* **Given material**:
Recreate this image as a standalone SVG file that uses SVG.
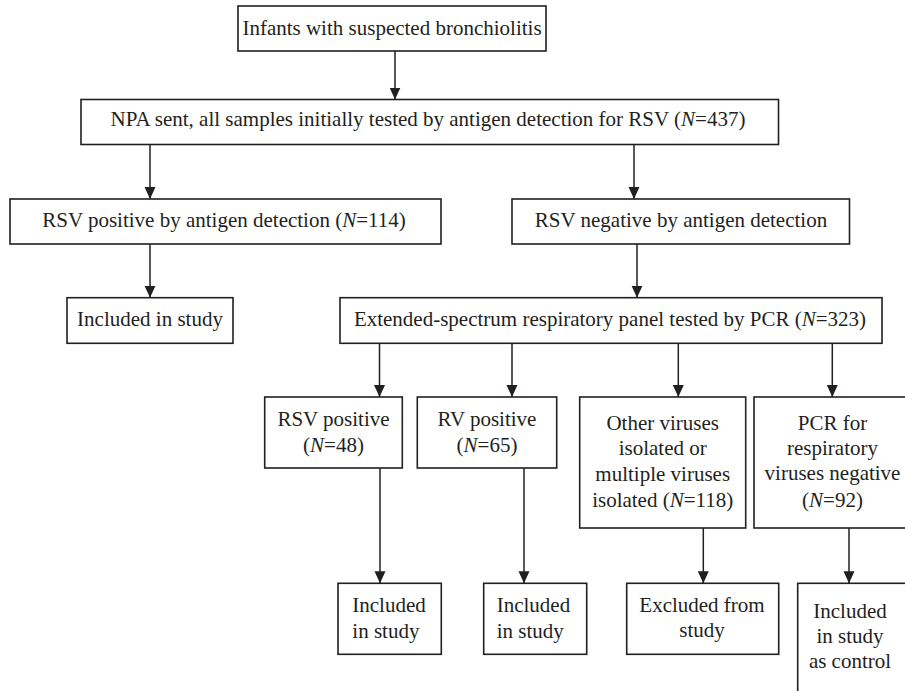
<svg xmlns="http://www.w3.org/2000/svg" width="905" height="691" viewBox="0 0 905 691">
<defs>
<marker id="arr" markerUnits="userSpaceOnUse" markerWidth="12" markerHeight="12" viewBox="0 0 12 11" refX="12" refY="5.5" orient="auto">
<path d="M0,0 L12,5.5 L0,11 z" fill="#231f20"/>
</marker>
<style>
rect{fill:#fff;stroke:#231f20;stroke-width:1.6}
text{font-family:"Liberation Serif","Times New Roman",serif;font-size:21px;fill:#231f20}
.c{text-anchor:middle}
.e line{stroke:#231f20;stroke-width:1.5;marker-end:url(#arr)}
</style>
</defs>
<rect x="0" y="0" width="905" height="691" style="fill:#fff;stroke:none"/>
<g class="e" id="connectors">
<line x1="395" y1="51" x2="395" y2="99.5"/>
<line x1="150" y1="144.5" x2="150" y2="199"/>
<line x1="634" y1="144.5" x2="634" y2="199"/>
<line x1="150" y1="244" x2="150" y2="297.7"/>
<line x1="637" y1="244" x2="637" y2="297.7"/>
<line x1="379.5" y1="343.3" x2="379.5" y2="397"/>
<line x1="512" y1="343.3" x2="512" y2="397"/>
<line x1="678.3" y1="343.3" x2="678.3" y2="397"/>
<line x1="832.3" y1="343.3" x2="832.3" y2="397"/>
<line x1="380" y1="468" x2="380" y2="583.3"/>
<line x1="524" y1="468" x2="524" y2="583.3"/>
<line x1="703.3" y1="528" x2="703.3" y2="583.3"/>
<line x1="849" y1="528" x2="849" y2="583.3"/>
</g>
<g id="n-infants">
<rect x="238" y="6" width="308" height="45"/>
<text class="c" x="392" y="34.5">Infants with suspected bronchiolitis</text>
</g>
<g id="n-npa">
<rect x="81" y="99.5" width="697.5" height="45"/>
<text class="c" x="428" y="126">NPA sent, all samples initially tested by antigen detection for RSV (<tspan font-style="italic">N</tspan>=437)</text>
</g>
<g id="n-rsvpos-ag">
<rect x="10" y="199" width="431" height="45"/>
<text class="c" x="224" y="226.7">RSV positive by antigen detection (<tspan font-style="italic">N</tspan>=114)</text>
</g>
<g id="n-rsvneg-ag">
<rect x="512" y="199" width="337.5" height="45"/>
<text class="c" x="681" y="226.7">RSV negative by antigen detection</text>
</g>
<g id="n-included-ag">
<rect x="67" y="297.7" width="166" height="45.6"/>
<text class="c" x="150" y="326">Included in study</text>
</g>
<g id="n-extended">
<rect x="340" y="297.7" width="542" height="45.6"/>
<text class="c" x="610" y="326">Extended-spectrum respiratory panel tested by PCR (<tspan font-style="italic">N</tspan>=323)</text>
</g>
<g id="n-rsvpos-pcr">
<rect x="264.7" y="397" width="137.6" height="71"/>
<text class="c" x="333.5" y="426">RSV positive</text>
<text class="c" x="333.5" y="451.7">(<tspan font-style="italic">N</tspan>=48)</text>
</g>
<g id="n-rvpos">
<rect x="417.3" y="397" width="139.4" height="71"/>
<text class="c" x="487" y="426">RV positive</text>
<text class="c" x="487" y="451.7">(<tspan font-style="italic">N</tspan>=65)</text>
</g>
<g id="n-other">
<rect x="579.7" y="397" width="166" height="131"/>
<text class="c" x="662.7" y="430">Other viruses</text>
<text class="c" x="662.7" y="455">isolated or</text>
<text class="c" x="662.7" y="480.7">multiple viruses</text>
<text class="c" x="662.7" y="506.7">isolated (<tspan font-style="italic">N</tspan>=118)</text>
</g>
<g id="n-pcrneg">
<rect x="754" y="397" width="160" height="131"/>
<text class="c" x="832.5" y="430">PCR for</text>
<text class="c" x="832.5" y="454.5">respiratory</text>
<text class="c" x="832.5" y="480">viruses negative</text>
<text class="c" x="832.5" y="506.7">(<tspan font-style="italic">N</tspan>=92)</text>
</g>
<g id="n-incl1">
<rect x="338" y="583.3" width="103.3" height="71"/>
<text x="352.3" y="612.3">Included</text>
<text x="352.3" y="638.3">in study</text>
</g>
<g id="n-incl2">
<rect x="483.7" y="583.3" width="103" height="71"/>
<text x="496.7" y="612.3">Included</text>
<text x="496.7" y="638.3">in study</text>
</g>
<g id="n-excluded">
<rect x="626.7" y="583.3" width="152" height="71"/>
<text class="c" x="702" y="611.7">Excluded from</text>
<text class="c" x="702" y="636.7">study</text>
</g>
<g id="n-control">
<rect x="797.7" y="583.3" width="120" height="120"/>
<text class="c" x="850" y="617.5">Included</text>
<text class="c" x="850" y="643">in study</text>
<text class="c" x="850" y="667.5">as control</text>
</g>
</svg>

* **Written exercise**: Copy each line above precisely, dropping the pictures.

* **Solved problem**:
Recreate this image as a standalone SVG file that uses SVG.
<svg xmlns="http://www.w3.org/2000/svg" width="905" height="691" viewBox="0 0 905 691">
<defs>
<marker id="arr" markerUnits="userSpaceOnUse" markerWidth="12" markerHeight="12" viewBox="0 0 12 11" refX="12" refY="5.5" orient="auto">
<path d="M0,0 L12,5.5 L0,11 z" fill="#231f20"/>
</marker>
<style>
rect{fill:#fff;stroke:#231f20;stroke-width:1.6}
text{font-family:"Liberation Serif","Times New Roman",serif;font-size:21px;fill:#231f20}
.c{text-anchor:middle}
.e line{stroke:#231f20;stroke-width:1.5;marker-end:url(#arr)}
</style>
</defs>
<rect x="0" y="0" width="905" height="691" style="fill:#fff;stroke:none"/>
<g class="e" id="connectors">
<line x1="395" y1="51" x2="395" y2="99.5"/>
<line x1="150" y1="144.5" x2="150" y2="199"/>
<line x1="634" y1="144.5" x2="634" y2="199"/>
<line x1="150" y1="244" x2="150" y2="297.7"/>
<line x1="637" y1="244" x2="637" y2="297.7"/>
<line x1="379.5" y1="343.3" x2="379.5" y2="397"/>
<line x1="512" y1="343.3" x2="512" y2="397"/>
<line x1="678.3" y1="343.3" x2="678.3" y2="397"/>
<line x1="832.3" y1="343.3" x2="832.3" y2="397"/>
<line x1="380" y1="468" x2="380" y2="583.3"/>
<line x1="524" y1="468" x2="524" y2="583.3"/>
<line x1="703.3" y1="528" x2="703.3" y2="583.3"/>
<line x1="849" y1="528" x2="849" y2="583.3"/>
</g>
<g id="n-infants">
<rect x="238" y="6" width="308" height="45"/>
<text class="c" x="392" y="34.5">Infants with suspected bronchiolitis</text>
</g>
<g id="n-npa">
<rect x="81" y="99.5" width="697.5" height="45"/>
<text class="c" x="428" y="126">NPA sent, all samples initially tested by antigen detection for RSV (<tspan font-style="italic">N</tspan>=437)</text>
</g>
<g id="n-rsvpos-ag">
<rect x="10" y="199" width="431" height="45"/>
<text class="c" x="224" y="226.7">RSV positive by antigen detection (<tspan font-style="italic">N</tspan>=114)</text>
</g>
<g id="n-rsvneg-ag">
<rect x="512" y="199" width="337.5" height="45"/>
<text class="c" x="681" y="226.7">RSV negative by antigen detection</text>
</g>
<g id="n-included-ag">
<rect x="67" y="297.7" width="166" height="45.6"/>
<text class="c" x="150" y="326">Included in study</text>
</g>
<g id="n-extended">
<rect x="340" y="297.7" width="542" height="45.6"/>
<text class="c" x="610" y="326">Extended-spectrum respiratory panel tested by PCR (<tspan font-style="italic">N</tspan>=323)</text>
</g>
<g id="n-rsvpos-pcr">
<rect x="264.7" y="397" width="137.6" height="71"/>
<text class="c" x="333.5" y="426">RSV positive</text>
<text class="c" x="333.5" y="451.7">(<tspan font-style="italic">N</tspan>=48)</text>
</g>
<g id="n-rvpos">
<rect x="417.3" y="397" width="139.4" height="71"/>
<text class="c" x="487" y="426">RV positive</text>
<text class="c" x="487" y="451.7">(<tspan font-style="italic">N</tspan>=65)</text>
</g>
<g id="n-other">
<rect x="579.7" y="397" width="166" height="131"/>
<text class="c" x="662.7" y="430">Other viruses</text>
<text class="c" x="662.7" y="455">isolated or</text>
<text class="c" x="662.7" y="480.7">multiple viruses</text>
<text class="c" x="662.7" y="506.7">isolated (<tspan font-style="italic">N</tspan>=118)</text>
</g>
<g id="n-pcrneg">
<rect x="754" y="397" width="160" height="131"/>
<text class="c" x="832.5" y="430">PCR for</text>
<text class="c" x="832.5" y="454.5">respiratory</text>
<text class="c" x="832.5" y="480">viruses negative</text>
<text class="c" x="832.5" y="506.7">(<tspan font-style="italic">N</tspan>=92)</text>
</g>
<g id="n-incl1">
<rect x="338" y="583.3" width="103.3" height="71"/>
<text x="352.3" y="612.3">Included</text>
<text x="352.3" y="638.3">in study</text>
</g>
<g id="n-incl2">
<rect x="483.7" y="583.3" width="103" height="71"/>
<text x="496.7" y="612.3">Included</text>
<text x="496.7" y="638.3">in study</text>
</g>
<g id="n-excluded">
<rect x="626.7" y="583.3" width="152" height="71"/>
<text class="c" x="702" y="611.7">Excluded from</text>
<text class="c" x="702" y="636.7">study</text>
</g>
<g id="n-control">
<rect x="797.7" y="583.3" width="120" height="120"/>
<text class="c" x="850" y="617.5">Included</text>
<text class="c" x="850" y="643">in study</text>
<text class="c" x="850" y="667.5">as control</text>
</g>
</svg>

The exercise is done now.